Но со временем Мод все больше и больше узнавала о своей новой профессии и более уверенно ассистировала на операциях. Вечерами они с Эдит занимались в своей каморке в тихом крыле больницы, которая сильно отличалась от уютных комнат в Оксфорде. Девушки экзаменовали друг друга по таким темам, как нейроанатомия, костно-мышечная система, обильное кровотечение и методы его лечения и т. д. Приходилось усваивать огромное количество информации, и Мод понимала, что любая ее ошибка может стоить жизни пациенту. Она тосковала по поэтике баллады «Роза и Олень» и больше всего на свете хотела вновь оказаться в кабинете Стивена в тихое послеполуденное время, в его объятиях.
Эдит, разумеется, уже было известно про ее отношения со Стивеном. Она узнала об этом еще в начале войны, потому что Мод больше не могла скрывать правду.
— Считаешь меня безнравственной? — спросила она Эдит как-то вечером.
Та долго не отвечала, а потом, наконец, сказала:
— Полагаю, у каждого человека свои понятия о нравственности. Возьмем, к примеру, немцев. Молодой немецкий солдат считает, что он поступает благородно, так ведь? Он сражается за родину. Выполняет приказы своего правительства Разве это безнравственно?
— Честно говоря, не знаю, — задумчиво произнесла Мод.
— Ты влюбилась в человека, который любит тебя, — в человека, который несчастлив в браке, — продолжала Эдит. — Да, наверно, это безнравственно.
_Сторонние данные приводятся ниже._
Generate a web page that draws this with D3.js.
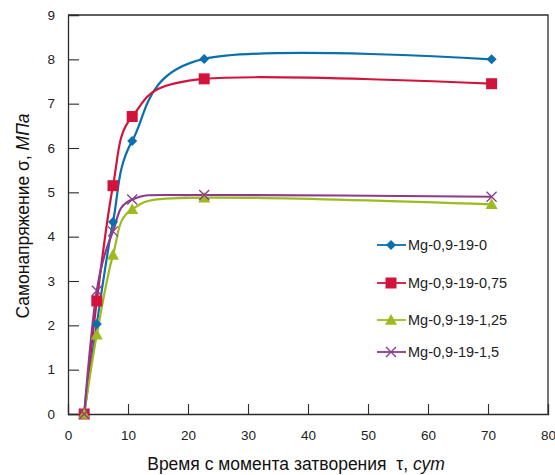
<!DOCTYPE html>
<html>
<head>
<meta charset="utf-8">
<script src="https://cdn.jsdelivr.net/npm/d3@7"></script>
<style>
  html, body { margin: 0; padding: 0; background: #fff; }
  svg { display: block; font-family: "Liberation Sans", Arial, sans-serif; }
</style>
</head>
<body>
<svg id="chart" width="555" height="475"></svg>
<script>
// Time since mixing, days
const days = [2.7, 4.8, 7.5, 10.7, 22.7, 70.6];

// Self-stress, MPa, per composition
const seriesNames = ["Mg-0,9-19-0", "Mg-0,9-19-0,75", "Mg-0,9-19-1,25", "Mg-0,9-19-1,5"];
const stressMg0    = [0, 2.03, 4.33, 6.16, 8.01, 8.0];
const stressMg075  = [0, 2.55, 5.15, 6.71, 7.56, 7.45];
const stressMg125  = [0, 1.79, 3.59, 4.62, 4.88, 4.73];
const stressMg15   = [0, 2.78, 4.12, 4.84, 4.94, 4.9];

const xTicks = [0, 10, 20, 30, 40, 50, 60, 70, 80];
const yTicks = [0, 1, 2, 3, 4, 5, 6, 7, 8, 9];

const colors = ["#0a6fae", "#d2143c", "#9dbb1e", "#8c3a8c"];
const markers = ["diamond", "square", "triangle", "cross"];
const seriesValues = [stressMg0, stressMg075, stressMg125, stressMg15];

const svg = d3.select("#chart");
const m = { left: 68, right: 548, top: 15, bottom: 414 };

const x = d3.scaleLinear().domain([0, 80]).range([m.left, m.right]);
const y = d3.scaleLinear().domain([0, 9]).range([m.bottom, m.top]);

const axisColor = "#2b2b2b";

// Frame: top and right edges
svg.append("path")
  .attr("d", `M${m.left},${m.top}H${m.right}V${m.bottom}`)
  .attr("fill", "none").attr("stroke", axisColor).attr("stroke-width", 1.3);

// Axes with inward ticks
const xAxis = svg.append("g").attr("transform", `translate(0,${m.bottom})`)
  .call(d3.axisBottom(x).tickValues(xTicks).tickSize(-10).tickPadding(16).tickFormat(d3.format("d")));
const yAxis = svg.append("g").attr("transform", `translate(${m.left},0)`)
  .call(d3.axisLeft(y).tickValues(yTicks).tickSize(-11).tickPadding(13).tickFormat(d3.format("d")));

[xAxis, yAxis].forEach(g => {
  g.select(".domain").attr("stroke", axisColor).attr("stroke-width", 1.3);
  g.selectAll(".tick line").attr("stroke", axisColor).attr("stroke-width", 1.1);
  g.selectAll(".tick text").attr("fill", "#222").style("font-size", "13.5px")
    .style("font-family", "'Liberation Sans', Arial, sans-serif");
});
xAxis.selectAll(".tick").filter(d => d === 0 || d === 80).select("line").remove();
yAxis.selectAll(".tick").filter(d => d === 0 || d === 9).select("line").remove();

// Smoothed series lines
const line = d3.line()
  .x((d, i) => x(days[i]))
  .y(d => y(d))
  .curve(d3.curveCardinal.tension(0));

function drawMarker(g, type, cx, cy, color) {
  if (type === "diamond") {
    const s = 5;
    g.append("path").attr("d", `M${cx},${cy - s}L${cx + s},${cy}L${cx},${cy + s}L${cx - s},${cy}Z`)
      .attr("fill", color);
  } else if (type === "square") {
    const s = 5.5;
    g.append("rect").attr("x", cx - s).attr("y", cy - s).attr("width", 2 * s).attr("height", 2 * s)
      .attr("fill", color);
  } else if (type === "triangle") {
    const s = 6;
    g.append("path").attr("d", `M${cx},${cy - s}L${cx + s},${cy + s * 0.8}L${cx - s},${cy + s * 0.8}Z`)
      .attr("fill", color);
  } else {
    const s = 5;
    g.append("path").attr("d", `M${cx - s},${cy - s}L${cx + s},${cy + s}M${cx + s},${cy - s}L${cx - s},${cy + s}`)
      .attr("stroke", color).attr("stroke-width", 1.3).attr("fill", "none");
  }
}

const plot = svg.append("g");
seriesValues.forEach((vals, k) => {
  plot.append("path").datum(vals)
    .attr("d", line)
    .attr("fill", "none")
    .attr("stroke", colors[k])
    .attr("stroke-width", 2.2);
});
seriesValues.forEach((vals, k) => {
  const g = plot.append("g");
  vals.forEach((v, i) => drawMarker(g, markers[k], x(days[i]), y(v), colors[k]));
});

// Legend
const legend = svg.append("g");
const legendY = [245, 283, 320, 352];
seriesNames.forEach((name, k) => {
  const ly = legendY[k];
  legend.append("line").attr("x1", 377).attr("x2", 406).attr("y1", ly).attr("y2", ly)
    .attr("stroke", colors[k]).attr("stroke-width", 1.8);
  drawMarker(legend, markers[k], 391, ly, colors[k]);
  legend.append("text").attr("x", 408).attr("y", ly + 5)
    .attr("fill", "#222").style("font-size", "14.5px").text(name);
});

// Axis titles
const yt = svg.append("text")
  .attr("transform", "translate(29,216) rotate(-90)")
  .attr("text-anchor", "middle")
  .attr("fill", "#111").style("font-size", "17.5px");
yt.append("tspan").text("Самонапряжение σ, ");
yt.append("tspan").style("font-style", "italic").text("МПа");

const xt = svg.append("text")
  .attr("x", 296).attr("y", 470)
  .attr("text-anchor", "middle")
  .attr("fill", "#111").style("font-size", "17.5px")
  .attr("xml:space", "preserve");
xt.append("tspan").text("Время с момента затворения  τ, ");
xt.append("tspan").style("font-style", "italic").text("сут");
</script>
</body>
</html>
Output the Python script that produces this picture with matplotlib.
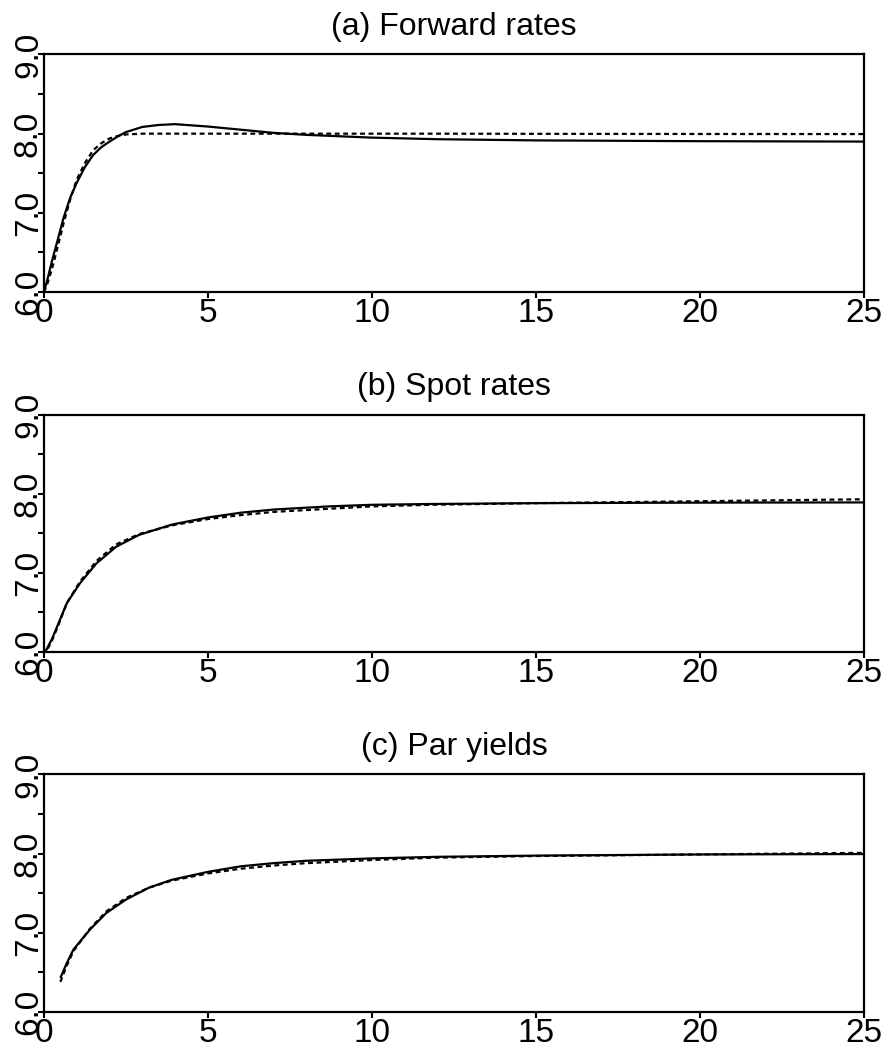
import numpy as np
import matplotlib
matplotlib.use("Agg")
import matplotlib.pyplot as plt
from matplotlib.ticker import MultipleLocator

plt.rcParams['font.family'] = ['Liberation Sans', 'DejaVu Sans']

# (a) forward rates
t_fwd = [0, 0.1, 0.25, 0.4, 0.6, 0.8, 1.0, 1.25, 1.5, 1.75, 2.0, 2.25, 2.5,
         3.0, 3.5, 4.0, 4.5, 5.0, 6.0, 7.0, 8.0, 10, 12, 15, 20, 25]
fwd_solid = [6.0, 6.15, 6.4, 6.63, 6.94, 7.19, 7.38, 7.58, 7.73, 7.83, 7.9, 7.965, 8.02,
             8.085, 8.11, 8.12, 8.105, 8.09, 8.05, 8.01, 7.985, 7.95, 7.93, 7.915, 7.905, 7.90]
fwd_dash = [6.0, 6.1, 6.3, 6.54, 6.87, 7.17, 7.42, 7.63, 7.79, 7.88, 7.94, 7.97, 7.99,
            8.0, 8.0, 8.0, 8.0, 8.0, 8.0, 8.0, 8.0, 8.0, 8.0, 7.998, 7.996, 7.995]

# (b) spot rates
t_spot = [0, 0.25, 0.4, 0.7, 1.1, 1.6, 2.2, 2.9, 3.9, 5.0, 6.0, 7.0, 8.7, 10,
          11.8, 14.8, 18, 21, 25]
spot_solid = [5.97, 6.17, 6.32, 6.62, 6.87, 7.12, 7.33, 7.48, 7.61, 7.70, 7.76, 7.80,
              7.84, 7.86, 7.87, 7.88, 7.885, 7.888, 7.89]
spot_dash = [5.95, 6.15, 6.30, 6.62, 6.89, 7.15, 7.36, 7.49, 7.60, 7.68, 7.73, 7.77,
             7.81, 7.84, 7.86, 7.88, 7.895, 7.91, 7.93]

# (c) par yields
t_par = [0.5, 0.7, 0.9, 1.4, 1.9, 2.5, 3.2, 3.9, 5.0, 6.0, 7.0, 8.0, 10, 12, 15, 20, 25]
par_solid = [6.43, 6.62, 6.79, 7.04, 7.25, 7.42, 7.57, 7.67, 7.77, 7.84, 7.88, 7.91,
             7.94, 7.96, 7.975, 7.99, 7.995]
par_dash = [6.38, 6.59, 6.77, 7.05, 7.27, 7.44, 7.57, 7.66, 7.75, 7.81, 7.85, 7.88,
            7.92, 7.95, 7.97, 7.99, 8.01]

titles = ["(a) Forward rates", "(b) Spot rates", "(c) Par yields"]
panels = [(t_fwd, fwd_solid, fwd_dash), (t_spot, spot_solid, spot_dash),
          (t_par, par_solid, par_dash)]
bottoms = [0.7219, 0.379, 0.0362]

fig = plt.figure(figsize=(8.88, 10.5), dpi=100)

for (t, s, d), title, b in zip(panels, titles, bottoms):
    ax = fig.add_axes([0.0495, b, 0.9234, 0.2262])
    ax.plot(t, s, color="black", lw=1.6, solid_capstyle="butt")
    ax.plot(t, d, color="black", lw=1.6, dashes=(2.2, 1.6))
    ax.set_xlim(0, 25)
    ax.set_ylim(6.0, 9.0)
    ax.set_xticks([0, 5, 10, 15, 20, 25])
    ax.set_yticks([6.0, 7.0, 8.0, 9.0])
    ax.set_yticklabels(["6.0", "7.0", "8.0", "9.0"], rotation=90, va="center")
    ax.yaxis.set_minor_locator(MultipleLocator(0.5))
    ax.tick_params(axis="both", which="both", direction="out", length=4,
                   width=1.5, labelsize=24, pad=0)
    ax.tick_params(axis="y", pad=-4)
    for sp in ax.spines.values():
        sp.set_linewidth(1.6)
    ax.set_title(title, fontsize=23, pad=14)

fig.savefig("out.png", dpi=100)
Но также можно сказать, что это огромное благо. Все зависит от того, как на это смотреть.
— Если б кто-то рассказал мне про меня и Стивена, — заговорила Мод, — я, наверно, решила бы, что это аморально. Просто я чувствую себя виноватой, хотя все гораздо сложнее. Внутренний голос мне подсказывает, что я имею право быть с ним. Что это предначертано нам судьбой.
Девушки вели разговор, лежа на узких койках в одной из комнат, отведенных для проживания медсестер. Мод была рада, что может говорить о Стивене со своей подругой. Эдит быстро вышла замуж за Неда Уотерстоуна. Они сочетались браком за два дня до того, как его зачислили в ВВС. Думая о своих возлюбленных (один — где-то в море, другой — в небе), и Мод, и Эдит начинали сознавать, что жизнь полна опасностей и им самим в данный момент только остается молить Бога, чтобы все в итоге окончилось хорошо.
А когда наступит конец? Никто не ведал, как долго продлится война и сколь беспощадной она будет. Однако вскоре в госпиталь Брэкетт-он-Хит стали доставлять раненых солдат — кого лечиться, кого умирать.
Конечно же лекции старшей медсестры Паттерсон о боевых ранениях не могли подготовить Мод к тому, что ей предстояло наблюдать. Молодые мужчины, красивые, с перекошенными в агонии лицами, цепляющиеся за жизнь, окровавленные, слепые, бредящие, — все это расстилалось перед ней, словно некий кошмарный сон, от которого невозможно пробудиться, в который, напротив, погружаешься все глубже и глубже. И в лице каждого солдата она видела Стивена. Мод представляла его лежащим на носилках. Воображала, как сама обрабатывает его раны, держит на коленях его голову. И когда эти картины возникали перед глазами — работать становилось труднее, и еще труднее — не работать. Ибо раненые нуждались в таких девушках, как Мод и Эдит, хоть те и были еще очень неопытны. Нет, в сущности, они уже не девушки, осознала Мод. Они теперь женщины. Усталые, переутомленные женщины, работающие по многу часов, спешащие в операционную по желтым больничным коридорам, выскребающие грязь, выполняющие всю необходимую работу.
Один из врачей, хирург Аллен Дрейк, был особенно внимателен к Мод. Время от времени он останавливал ее в столовой для больничного персонала, интересуясь, как у нее дела.
— Ты хорошо устроилась? — однажды спросил он.
Это был высокий худой мужчина тридцати лет с черными, гладко зачесанными назад волосами и выразительными чертами лица. Говорили, что в Кембридже он был чемпионом по крикету. Обычно молчаливый и сдержанный, с Мод он держался открыто и дружелюбно.
— Да, хорошо, спасибо, — ответила она — Можно вас спросить?